Additionally, a sample population of one is meaningless. Will your approaches work for others? Did you gather the data in a consistent manner? Are your sensors working properly? The usual antidote is to increase the sample population, but then you have another set of problems. Are all participants using the same sensors in the same way? Are they all running the same analyses?

From watching several presentations about self-tracking, there is a curious pattern:

Like any other habit, the tracking habit is hard to maintain.

As a corollary, many tracking experiments consist of multiple tracking periods, these punctuated by relapses of the tracking habit.

Many people interpret these relapses as failures, but they're actually amazing scientific opportunities! These are chances to re-run the same experiment, verifying or confounding results from your earlier tracking periods.
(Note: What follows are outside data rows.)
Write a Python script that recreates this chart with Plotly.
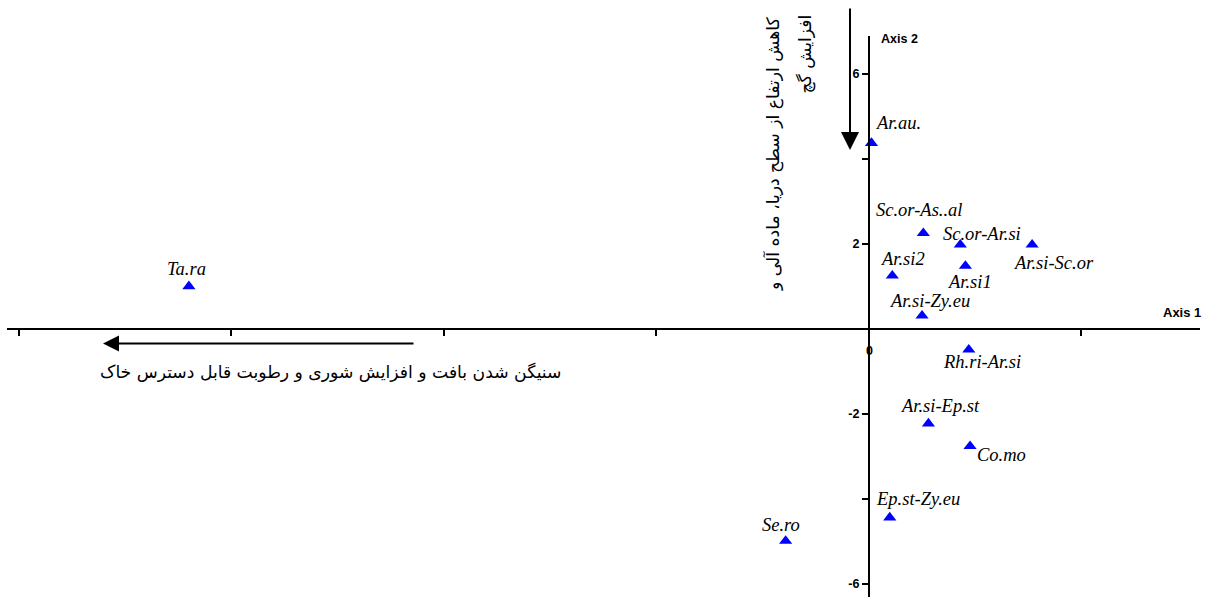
import plotly.graph_objects as go

# ---- data ----
species = ["Ar.au.", "Sc.or-As..al", "Sc.or-Ar.si", "Ar.si-Sc.or", "Ar.si2", "Ar.si1",
           "Ar.si-Zy.eu", "Rh.ri-Ar.si", "Ar.si-Ep.st", "Co.mo", "Ep.st-Zy.eu", "Se.ro", "Ta.ra"]
axis1 = [0.06, 1.28, 2.15, 3.84, 0.55, 2.27, 1.25, 2.35, 1.40, 2.38, 0.49, -1.96, -16.0]
axis2 = [4.37, 2.25, 1.98, 1.98, 1.25, 1.48, 0.31, -0.49, -2.23, -2.76, -4.44, -4.99, 1.00]

x_tickvals = [-20, -15, -10, -5, 0, 5]
x_ticktext = ["", "", "", "", "", ""]
y_tickvals = [-6, -4, -2, 0, 2, 4, 6]
y_ticktext = ["-6", "", "-2", "", "2", "", "6"]

# label offsets (pixels, right / up) relative to each point
lab_dx = [27, -4, 22, 21, 10, 4, 7, 13, 12, 31, 28, -5, -2]
lab_dy = [20, 23, 11, -18, 17, -16, 15, -12, 18, -9, 19, 16, 17]

XR = [-20.28, 7.79]
YR = [-6.31, 6.89]

fig = go.Figure()
fig.add_trace(go.Scatter(
    x=axis1, y=axis2, mode="markers",
    marker=dict(symbol="triangle-up", size=11.5, color="#0000FF", line=dict(width=0)),
    hoverinfo="text", text=species, showlegend=False, cliponaxis=False))

ann = []
for name, xv, yv, dx, dy in zip(species, axis1, axis2, lab_dx, lab_dy):
    ann.append(dict(x=xv, y=yv, xref="x", yref="y", text=name, showarrow=False,
                    xshift=dx, yshift=dy, xanchor="center", yanchor="middle",
                    font=dict(family="Liberation Serif", size=18.5, style="italic", color="black")))

W_PLOT, H_PLOT = 1193.0, 561.0
def px(xp):
    return (xp - 7) / W_PLOT
def py(yp):
    return (597 - yp) / H_PLOT

bold = dict(family="Liberation Sans", size=12.5, weight="bold", color="black")
ann.append(dict(x=px(900), y=py(39), xref="paper", yref="paper", text="Axis 2",
                showarrow=False, xanchor="center", yanchor="middle", font=bold))
ann.append(dict(x=px(1182), y=py(312), xref="paper", yref="paper", text="Axis 1",
                showarrow=False, xanchor="center", yanchor="middle",
                font=dict(family="Liberation Sans", size=13, weight="bold", color="black")))
ann.append(dict(x=0, y=0, xref="x", yref="y", text="0", showarrow=False,
                xshift=1, yshift=-22, xanchor="center", yanchor="middle", font=bold))

# arrows
ann.append(dict(x=px(850), y=py(150), xref="paper", yref="paper", text="", showarrow=True,
                ax=0, ay=-143, arrowhead=2, arrowsize=1.8, arrowwidth=2, arrowcolor="black"))
ann.append(dict(x=px(103), y=py(343.5), xref="paper", yref="paper", text="", showarrow=True,
                ax=312, ay=0, arrowhead=2, arrowsize=1.6, arrowwidth=2, arrowcolor="black"))

pfont = dict(family="DejaVu Sans", size=17.2, color="black")
ann.append(dict(x=px(330), y=py(372), xref="paper", yref="paper",
                text="سنیگن شدن بافت و افزایش شوری و رطوبت قابل دسترس خاک",
                showarrow=False, xanchor="center", yanchor="middle", font=pfont))
ann.append(dict(x=px(773), y=py(15), xref="paper", yref="paper",
                text="کاهش ارتفاع از سطح دریا، ماده آلی و", textangle=-90,
                showarrow=False, xanchor="center", yanchor="top", font=pfont))
ann.append(dict(x=px(805), y=py(13), xref="paper", yref="paper",
                text="افزایش گچ", textangle=-90,
                showarrow=False, xanchor="center", yanchor="top", font=pfont))

xpos = (0 - YR[0]) / (YR[1] - YR[0])
ypos_axis = (0 - XR[0]) / (XR[1] - XR[0])

fig.update_layout(
    width=1212, height=599,
    margin=dict(l=7, r=12, t=36, b=2, pad=0),
    paper_bgcolor="white", plot_bgcolor="white",
    annotations=ann,
    xaxis=dict(range=XR, anchor="free", position=xpos, showgrid=False, zeroline=False,
               showline=True, linecolor="black", linewidth=2,
               ticks="outside", ticklen=6, tickwidth=2, tickcolor="black",
               tickvals=x_tickvals, ticktext=x_ticktext, tickfont=bold),
    yaxis=dict(range=YR, anchor="free", position=ypos_axis, showgrid=False, zeroline=False,
               showline=True, linecolor="black", linewidth=2,
               ticks="outside", ticklen=6, tickwidth=2, tickcolor="black",
               tickvals=y_tickvals, ticktext=y_ticktext, tickfont=bold),
)

fig.write_html("out.html", config={"displayModeBar": False},
               post_script="document.body.style.margin='0px';")
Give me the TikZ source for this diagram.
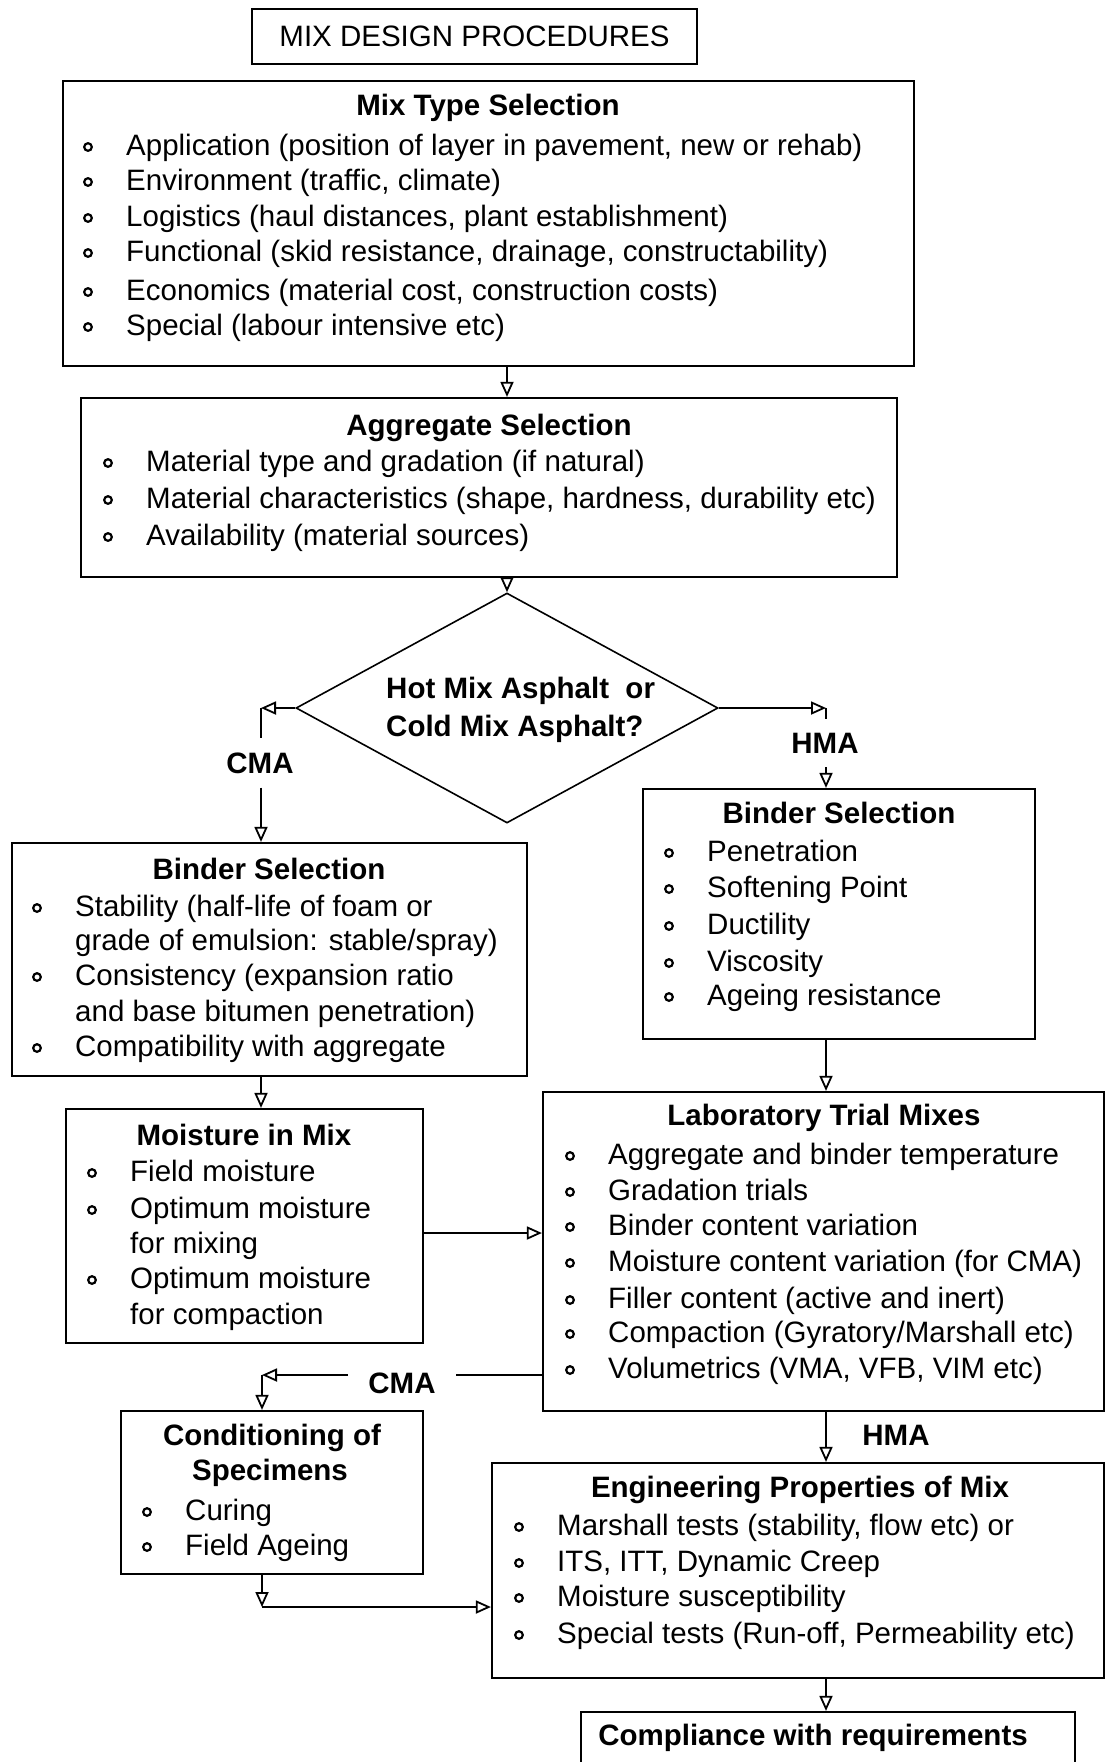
\documentclass[tikz,border=0pt]{standalone}
\usepackage{fontspec}
\setmainfont{Liberation Sans}
\usetikzlibrary{shapes.geometric,arrows.meta}
\newcommand{\fsz}{\fontsize{29.5pt}{35pt}\selectfont}
% bullet line: name, text x, centre y, text
\newcommand{\bitem}[4]{\node[txt] (#1) at (#2,#3+8) {#4};
  \draw[bul] ([xshift=-38pt,yshift=8pt]#1.base west) circle (3.8pt);}
% continuation line without bullet
\newcommand{\pline}[4]{\node[txt] (#1) at (#2,#3+8) {#4};}
\begin{document}
\begin{tikzpicture}[x=1pt,y=-1pt,
  box/.style={draw, line width=2.2pt, rectangle, inner sep=0pt},
  txt/.style={inner sep=0pt, anchor=base west, font=\fsz},
  head/.style={inner sep=0pt, anchor=base, font=\fsz\bfseries},
  brlabel/.style={inner xsep=20pt, inner ysep=14pt, font=\fsz\bfseries},
  conn/.style={line width=1.8pt},
  arr/.style={conn, -{Triangle[open, length=15pt, width=13pt]}},
  bul/.style={line width=2.2pt}]
\useasboundingbox (0,0) rectangle (1106,1762);
\fill[white] (0,0) rectangle (1106,1762);
\clip (0,0) rectangle (1106,1762);

% title
\node[box, minimum width=445pt, minimum height=55pt, font=\fsz] (title) at (474.5,36.5) {MIX DESIGN PROCEDURES};

% mix type selection
\node[box, minimum width=851pt, minimum height=285pt] (mix) at (488.5,223.5) {};
\node[head] (mixh) at (488,115) {Mix Type Selection};
\bitem{mt1}{126}{147}{Application (position of layer in pavement, new or rehab)}
\bitem{mt2}{126}{182}{Environment (traffic, climate)}
\bitem{mt3}{126}{218}{Logistics (haul distances, plant establishment)}
\bitem{mt4}{126}{253}{Functional (skid resistance, drainage, constructability)}
\bitem{mt5}{126}{292}{Economics (material cost, construction costs)}
\bitem{mt6}{126}{327}{Special (labour intensive etc)}

% aggregate selection
\node[box, minimum width=816pt, minimum height=179pt] (agg) at (489,487.5) {};
\node[head] (aggh) at (489,435) {Aggregate Selection};
\bitem{ag1}{146}{463}{Material type and gradation (if natural)}
\bitem{ag2}{146}{500}{Material characteristics (shape, hardness, durability etc)}
\bitem{ag3}{146}{537}{Availability (material sources)}

% decision
\node[diamond, draw, line width=1.6pt, minimum width=422pt, minimum height=230pt, inner sep=0pt] (dia) at (507,708) {};
\node[txt, font=\fsz\bfseries] (d1) at (386,698) {Hot Mix Asphalt\ \ or};
\node[txt, font=\fsz\bfseries] (d2) at (386,736) {Cold Mix Asphalt?};

% binder selection (CMA)
\node[box, minimum width=515pt, minimum height=233pt] (lb) at (269.5,959.5) {};
\node[head] (lbh) at (269,879) {Binder Selection};
\bitem{lb1}{75}{908}{Stability (half-life of foam or}
\pline{lb2}{75}{942}{grade of emulsion: stable/spray)}
\bitem{lb3}{75}{977}{Consistency (expansion ratio}
\pline{lb4}{75}{1013}{and base bitumen penetration)}
\bitem{lb5}{75}{1048}{Compatibility with aggregate}

% binder selection (HMA)
\node[box, minimum width=392pt, minimum height=250pt] (rb) at (839,914) {};
\node[head] (rbh) at (839,823) {Binder Selection};
\bitem{rb1}{707}{853}{Penetration}
\bitem{rb2}{707}{889}{Softening Point}
\bitem{rb3}{707}{926}{Ductility}
\bitem{rb4}{707}{963}{Viscosity}
\bitem{rb5}{707}{997}{Ageing resistance}

% moisture in mix
\node[box, minimum width=357pt, minimum height=234pt] (moist) at (244.5,1226) {};
\node[head] (moh) at (244,1145) {Moisture in Mix};
\bitem{mo1}{130}{1173}{Field moisture}
\bitem{mo2}{130}{1210}{Optimum moisture}
\pline{mo3}{130}{1245}{for mixing}
\bitem{mo4}{130}{1280}{Optimum moisture}
\pline{mo5}{130}{1316}{for compaction}

% laboratory trial mixes
\node[box, minimum width=561pt, minimum height=319pt] (lab) at (823.5,1251.5) {};
\node[head] (labh) at (824,1125) {Laboratory Trial Mixes};
\bitem{la1}{608}{1156}{Aggregate and binder temperature}
\bitem{la2}{608}{1192}{Gradation trials}
\bitem{la3}{608}{1227}{Binder content variation}
\bitem{la4}{608}{1263}{Moisture content variation (for CMA)}
\bitem{la5}{608}{1300}{Filler content (active and inert)}
\bitem{la6}{608}{1334}{Compaction (Gyratory/Marshall etc)}
\bitem{la7}{608}{1370}{Volumetrics (VMA, VFB, VIM etc)}

% conditioning of specimens
\node[box, minimum width=302pt, minimum height=163pt] (cond) at (272,1492.5) {};
\node[head] (coh1) at (272,1445) {Conditioning of};
\node[head] (coh2) at (270,1480) {Specimens};
\bitem{co1}{185}{1512}{Curing}
\bitem{co2}{185}{1547}{Field Ageing}

% engineering properties
\node[box, minimum width=612pt, minimum height=215pt] (eng) at (798,1570.5) {};
\node[head] (engh) at (800,1497) {Engineering Properties of Mix};
\bitem{en1}{557}{1527}{Marshall tests (stability, flow etc) or}
\bitem{en2}{557}{1563}{ITS, ITT, Dynamic Creep}
\bitem{en3}{557}{1598}{Moisture susceptibility}
\bitem{en4}{557}{1635}{Special tests (Run-off, Permeability etc)}

% compliance
\node[box, minimum width=494pt, minimum height=68pt] (comp) at (828,1746) {};
\node[head] (comph) at (813,1745) {Compliance with requirements};

% branch labels
\node[brlabel] (cma1) at (260,763) {CMA};
\node[brlabel] (hma1) at (825,743) {HMA};
\node[brlabel] (cma2) at (402,1383) {CMA};
\node[brlabel] (hma2) at (896,1435) {HMA};

% connector corners
\coordinate (cl) at (261,708);
\coordinate (cr) at (826,708);
\coordinate (c2) at (262,1375);
\coordinate (c3) at (262,1607);

% connectors
\draw[arr] (mix.south -| dia.north) -- (agg.north -| dia.north);
\draw[arr] (agg.south -| dia.north) -- (dia.north);
\draw[arr] (dia.west) -- (cl);
\draw[conn] (cl) -- (cma1.north -| cl);
\draw[arr] (cma1.south -| cl) -- (lb.north -| cl);
\draw[arr] (dia.east) -- (cr);
\draw[conn] (cr) -- (hma1.north -| cr);
\draw[arr] (hma1.south -| cr) -- (rb.north -| cr);
\draw[arr] (lb.south -| cl) -- (moist.north -| cl);
\draw[arr] ([yshift=-7pt]moist.east) -- ([yshift=-7pt]moist.east -| lab.west);
\draw[arr] (rb.south -| cr) -- (lab.north -| cr);
\draw[conn] (lab.west |- c2) -- (cma2.east |- c2);
\draw[arr] (cma2.west |- c2) -- (c2);
\draw[arr] (c2) -- (cond.north -| c2);
\draw[arr] (lab.south -| cr) -- (eng.north -| cr);
\draw[arr] (cond.south -| c3) -- (c3);
\draw[arr] (c3) -- (eng.west |- c3);
\draw[arr] (eng.south -| cr) -- (comp.north -| cr);
\end{tikzpicture}
\end{document}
The Predictive Modelling Game #

Predictive modelling could be an interesting component of a habit modification system. Suppose I want to exercise more regularly. First, I select several features that seem likely to influence my exercise patterns, such as:

Next, I gather some baseline data by tracking these features along with my exercise patterns. I then use that data to train a classifier. Finally, I keep tracking the features, ask the classifier to predict my exercise activity, and play a simple game with myself:

Can I beat the classifier?

That is, can I exercise more often than my existing behavior patterns suggest I should?